How many times have you fallen in love with a book just from hearing its title? From the get-go I was curious: What could a "Curious Garden" be? The cover image intrigued me as well--what was this redheaded kid sitting on top of a tree doing, with an open book, looking straight out at me, surrounded by topiary birds and butterflies in addition to the real ones? Then when I opened the book, the endpapers posed more questions. Huh? Rocks? No garden here. But the title page foreshadows the whimsical garden, as the boy, having abandoned his book, now actively trims the luxuriant hedge. The title, the cover, the front endpapers, and the title page all led me straight into the story.
Mem Fox says,
At the start of a story we need to be as direct as possible. It’s a common sin to beat about the bush, and waffle on for too long. We should attempt to say who, when, and where in the first two sentences, and then begin to state the problem. We have to solve a problem during a story otherwise we have no trouble. Without trouble we have no plot. Only trouble is interesting.

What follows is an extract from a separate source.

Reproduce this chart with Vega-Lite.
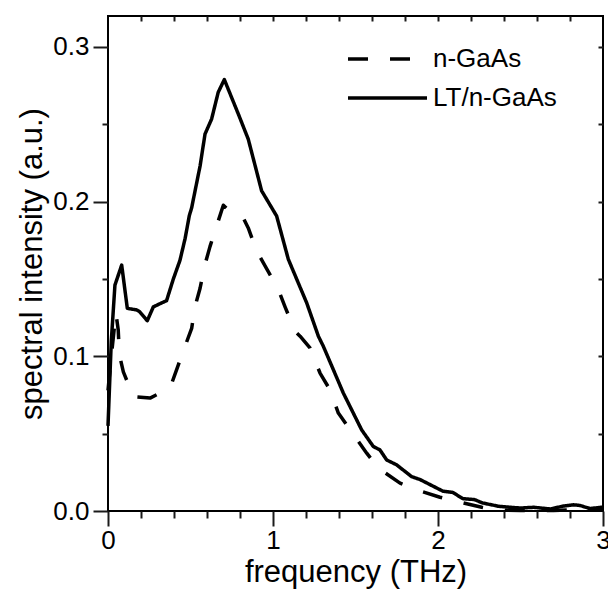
{
  "$schema": "https://vega.github.io/schema/vega-lite/v6.json",
  "width": 495,
  "height": 495,
  "autosize": {"type": "none"},
  "padding": {"left": 108, "top": 16, "right": 5, "bottom": 80},
  "background": "white",
  "config": {
    "view": {"stroke": "black", "strokeWidth": 2},
    "font": "Liberation Sans",
    "axis": {
      "domain": false, "labelColor": "black", "titleColor": "black", "labelFont": "Liberation Sans", "titleFont": "Liberation Sans",
      "labelFontSize": 26, "titleFontSize": 31, "titleFontWeight": "normal", "grid": false,
      "labelOverlap": false, "labelFlush": false
    }
  },
  "data": {"values": [
    {"series": "LT/n-GaAs", "f": 0.0, "s": 0.055},
    {"series": "LT/n-GaAs", "f": 0.02, "s": 0.11},
    {"series": "LT/n-GaAs", "f": 0.042, "s": 0.146},
    {"series": "LT/n-GaAs", "f": 0.083, "s": 0.159},
    {"series": "LT/n-GaAs", "f": 0.117, "s": 0.131},
    {"series": "LT/n-GaAs", "f": 0.174, "s": 0.13},
    {"series": "LT/n-GaAs", "f": 0.19, "s": 0.129},
    {"series": "LT/n-GaAs", "f": 0.238, "s": 0.123},
    {"series": "LT/n-GaAs", "f": 0.275, "s": 0.132},
    {"series": "LT/n-GaAs", "f": 0.355, "s": 0.136},
    {"series": "LT/n-GaAs", "f": 0.396, "s": 0.150},
    {"series": "LT/n-GaAs", "f": 0.436, "s": 0.162},
    {"series": "LT/n-GaAs", "f": 0.467, "s": 0.176},
    {"series": "LT/n-GaAs", "f": 0.493, "s": 0.191},
    {"series": "LT/n-GaAs", "f": 0.507, "s": 0.196},
    {"series": "LT/n-GaAs", "f": 0.558, "s": 0.223},
    {"series": "LT/n-GaAs", "f": 0.588, "s": 0.2437},
    {"series": "LT/n-GaAs", "f": 0.628, "s": 0.2534},
    {"series": "LT/n-GaAs", "f": 0.668, "s": 0.2707},
    {"series": "LT/n-GaAs", "f": 0.705, "s": 0.2789},
    {"series": "LT/n-GaAs", "f": 0.79, "s": 0.2566},
    {"series": "LT/n-GaAs", "f": 0.85, "s": 0.2404},
    {"series": "LT/n-GaAs", "f": 0.931, "s": 0.207},
    {"series": "LT/n-GaAs", "f": 1.022, "s": 0.1907},
    {"series": "LT/n-GaAs", "f": 1.093, "s": 0.1627},
    {"series": "LT/n-GaAs", "f": 1.204, "s": 0.1346},
    {"series": "LT/n-GaAs", "f": 1.275, "s": 0.113},
    {"series": "LT/n-GaAs", "f": 1.305, "s": 0.1065},
    {"series": "LT/n-GaAs", "f": 1.426, "s": 0.0763},
    {"series": "LT/n-GaAs", "f": 1.537, "s": 0.0525},
    {"series": "LT/n-GaAs", "f": 1.608, "s": 0.0417},
    {"series": "LT/n-GaAs", "f": 1.648, "s": 0.0395},
    {"series": "LT/n-GaAs", "f": 1.689, "s": 0.033},
    {"series": "LT/n-GaAs", "f": 1.75, "s": 0.0298},
    {"series": "LT/n-GaAs", "f": 1.84, "s": 0.0222},
    {"series": "LT/n-GaAs", "f": 1.89, "s": 0.0204},
    {"series": "LT/n-GaAs", "f": 2.03, "s": 0.0128},
    {"series": "LT/n-GaAs", "f": 2.09, "s": 0.012},
    {"series": "LT/n-GaAs", "f": 2.15, "s": 0.008},
    {"series": "LT/n-GaAs", "f": 2.22, "s": 0.0074},
    {"series": "LT/n-GaAs", "f": 2.27, "s": 0.0052},
    {"series": "LT/n-GaAs", "f": 2.37, "s": 0.003},
    {"series": "LT/n-GaAs", "f": 2.5, "s": 0.0019},
    {"series": "LT/n-GaAs", "f": 2.58, "s": 0.0024},
    {"series": "LT/n-GaAs", "f": 2.68, "s": 0.0013},
    {"series": "LT/n-GaAs", "f": 2.76, "s": 0.0032},
    {"series": "LT/n-GaAs", "f": 2.82, "s": 0.004},
    {"series": "LT/n-GaAs", "f": 2.86, "s": 0.0036},
    {"series": "LT/n-GaAs", "f": 2.92, "s": 0.0016},
    {"series": "LT/n-GaAs", "f": 3.0, "s": 0.0025},
    {"series": "n-GaAs", "f": 0.0, "s": 0.078},
    {"series": "n-GaAs", "f": 0.02, "s": 0.1},
    {"series": "n-GaAs", "f": 0.048, "s": 0.128},
    {"series": "n-GaAs", "f": 0.062, "s": 0.117},
    {"series": "n-GaAs", "f": 0.069, "s": 0.101},
    {"series": "n-GaAs", "f": 0.093, "s": 0.09},
    {"series": "n-GaAs", "f": 0.153, "s": 0.074},
    {"series": "n-GaAs", "f": 0.255, "s": 0.073},
    {"series": "n-GaAs", "f": 0.376, "s": 0.0795},
    {"series": "n-GaAs", "f": 0.416, "s": 0.0914},
    {"series": "n-GaAs", "f": 0.467, "s": 0.1065},
    {"series": "n-GaAs", "f": 0.507, "s": 0.118},
    {"series": "n-GaAs", "f": 0.527, "s": 0.132},
    {"series": "n-GaAs", "f": 0.558, "s": 0.144},
    {"series": "n-GaAs", "f": 0.588, "s": 0.1594},
    {"series": "n-GaAs", "f": 0.618, "s": 0.1709},
    {"series": "n-GaAs", "f": 0.663, "s": 0.1858},
    {"series": "n-GaAs", "f": 0.699, "s": 0.1977},
    {"series": "n-GaAs", "f": 0.776, "s": 0.1897},
    {"series": "n-GaAs", "f": 0.824, "s": 0.1886},
    {"series": "n-GaAs", "f": 0.85, "s": 0.183},
    {"series": "n-GaAs", "f": 0.901, "s": 0.168},
    {"series": "n-GaAs", "f": 0.962, "s": 0.1566},
    {"series": "n-GaAs", "f": 1.032, "s": 0.1432},
    {"series": "n-GaAs", "f": 1.073, "s": 0.132},
    {"series": "n-GaAs", "f": 1.133, "s": 0.1162},
    {"series": "n-GaAs", "f": 1.164, "s": 0.113},
    {"series": "n-GaAs", "f": 1.224, "s": 0.1054},
    {"series": "n-GaAs", "f": 1.285, "s": 0.0892},
    {"series": "n-GaAs", "f": 1.345, "s": 0.0784},
    {"series": "n-GaAs", "f": 1.396, "s": 0.0633},
    {"series": "n-GaAs", "f": 1.467, "s": 0.0525},
    {"series": "n-GaAs", "f": 1.568, "s": 0.0374},
    {"series": "n-GaAs", "f": 1.638, "s": 0.0277},
    {"series": "n-GaAs", "f": 1.77, "s": 0.018},
    {"series": "n-GaAs", "f": 1.871, "s": 0.0136},
    {"series": "n-GaAs", "f": 2.012, "s": 0.0089},
    {"series": "n-GaAs", "f": 2.123, "s": 0.006},
    {"series": "n-GaAs", "f": 2.265, "s": 0.0024},
    {"series": "n-GaAs", "f": 2.355, "s": 0.0006},
    {"series": "n-GaAs", "f": 2.5, "s": 0.0004},
    {"series": "n-GaAs", "f": 2.7, "s": 0.0004},
    {"series": "n-GaAs", "f": 2.85, "s": 0.001},
    {"series": "n-GaAs", "f": 3.0, "s": 0.0008}
  ]},
  "layer": [
    {
      "mark": {"type": "line", "color": "black", "strokeWidth": 3.5, "strokeCap": "butt", "strokeJoin": "round"},
      "encoding": {
        "x": {
          "field": "f", "type": "quantitative",
          "scale": {"domain": [0, 3], "nice": false, "zero": false},
          "axis": {
            "orient": "bottom",
            "values": [0, 1, 2, 3],
            "format": "d",
            "tickSize": 15, "tickWidth": 2, "tickColor": "#1a1a1a",
            "labelPadding": 1,
            "title": "frequency (THz)",
            "titlePadding": 4
          }
        },
        "y": {
          "field": "s", "type": "quantitative",
          "scale": {"domain": [0, 0.32], "nice": false, "zero": false},
          "axis": {
            "orient": "left",
            "values": [0, 0.1, 0.2, 0.3],
            "format": ".1f",
            "tickSize": 15, "tickWidth": 2, "tickColor": "#1a1a1a",
            "labelPadding": 4,
            "title": "spectral intensity (a.u.)",
            "titlePadding": 4
          }
        },
        "strokeDash": {
          "field": "series", "type": "nominal",
          "scale": {"domain": ["n-GaAs", "LT/n-GaAs"], "range": [[20, 22], [1, 0]]},
          "legend": {
            "orient": "none", "legendX": 238, "legendY": 28,
            "title": null, "symbolType": "stroke", "symbolSize": 6241,
            "symbolStrokeWidth": 3.5, "symbolStrokeColor": "black",
            "labelFontSize": 26, "labelFont": "Liberation Sans", "labelColor": "black",
            "clipHeight": 30, "rowPadding": 9, "labelOffset": 4
          }
        }
      }
    },
    {
      "mark": {"type": "line", "strokeOpacity": 0},
      "encoding": {
        "x": {
          "field": "f", "type": "quantitative",
          "axis": {
            "orient": "bottom",
            "values": [0.2, 0.4, 0.6, 0.8, 1.2, 1.4, 1.6, 1.8, 2.2, 2.4, 2.6, 2.8],
            "labels": false, "tickSize": 7, "tickWidth": 2, "tickColor": "#1a1a1a", "title": null
          }
        },
        "y": {
          "field": "s", "type": "quantitative",
          "axis": {
            "orient": "left",
            "values": [0.05, 0.15, 0.25],
            "labels": false, "tickSize": 6, "tickWidth": 2, "tickColor": "#1a1a1a", "title": null
          }
        },
        "detail": {"field": "series"}
      }
    },
    {
      "mark": {"type": "line", "strokeOpacity": 0},
      "encoding": {
        "x": {
          "field": "f", "type": "quantitative",
          "axis": {
            "orient": "top",
            "values": [0.2, 0.4, 0.6, 0.8, 1, 1.2, 1.4, 1.6, 1.8, 2, 2.2, 2.4, 2.6, 2.8],
            "labels": false, "tickSize": 5, "tickWidth": 2, "tickColor": "#1a1a1a", "offset": -5, "title": null
          }
        },
        "y": {
          "field": "s", "type": "quantitative",
          "axis": {
            "orient": "right",
            "values": [0.05, 0.1, 0.15, 0.2, 0.25, 0.3],
            "labels": false, "tickSize": 5, "tickWidth": 2, "tickColor": "#1a1a1a", "offset": -5, "title": null
          }
        },
        "detail": {"field": "series"}
      }
    }
  ],
  "resolve": {"axis": {"x": "independent", "y": "independent"}}
}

Many picture books introduce the problem on the first page, then solve the problem in a short time frame. Such diverse books as Where the Wild Things Are, Ella Sarah Gets Dressed, and The Snow Day, for example, take place during the course of a day. A day, or two, is a reasonable and understandable time frame for a young child. But the problem introduced in the first spread (pages 2-3) of The Curious Garden is a big problem--it's the problem of a whole dreary city. And the boy is only a tiny little person--the only person visible--in the drab, smoggy city.
It's clearly going to take a long time for this little boy to solve the problem--and I wondered how Peter Brown would solve his problem of the passage of time--lots and lots of time--in the text of a picture book for young children. So as I read the story I focused on how Brown dealt with the passage of time. Of course the lush illustrations portray the passage of time, sometimes even in wordless two-page spreads, but I was also curious about how Brown clarifies the passage of time in the text.
Sometimes the time reference is in the beginning of a sentence. At the outset, Brown moves us way back in time, setting the story in a time of long ago with the very beginning of the first sentence: "There was once a city...." (p. 3) And when the story action begins, Brown identifies one particular day at the beginning of the sentence: "It was on one such morning...." (p. 4)
Sometimes the time reference is in the middle of a sentence: "So he returned to the railway the very next day and got to work." (p. 8)
And sometimes the time reference is at the end of a sentence: "Liam's time on the railway was finally interrupted by winter. " (p. 16)
Gail Carson Levine, in Writing Magic: Creating Stories that Fly, says,
In most cases, your story or book should end when its problem is solved, for good or for ill. (p. 75)It takes a long time for the problem of The Curious Garden to be solved. On the last page, Brown clarifies how long: "Many years later, the entire city had blossomed. But of all the new gardens, Liam's favorite was where it all began." (p. 30) Many years--only 556 words--and Liam's children enjoy the garden as he prunes the gigundo tree that has grown from the dried up little seedling he discovered so many years before.
The days, the seasons, the years flow through this gem of a story--and the passage of time flows through the text, never clunky, never showy, but clear and steady so we never lose track of where, or rather when, the story action takes place.
StorySleuths Tip #60 : Hide references to the passage of time in different locations--not only at the beginnings of sentences or paragraphs. Try integrating them into the middle of sentences and paragraphs, or even at the end.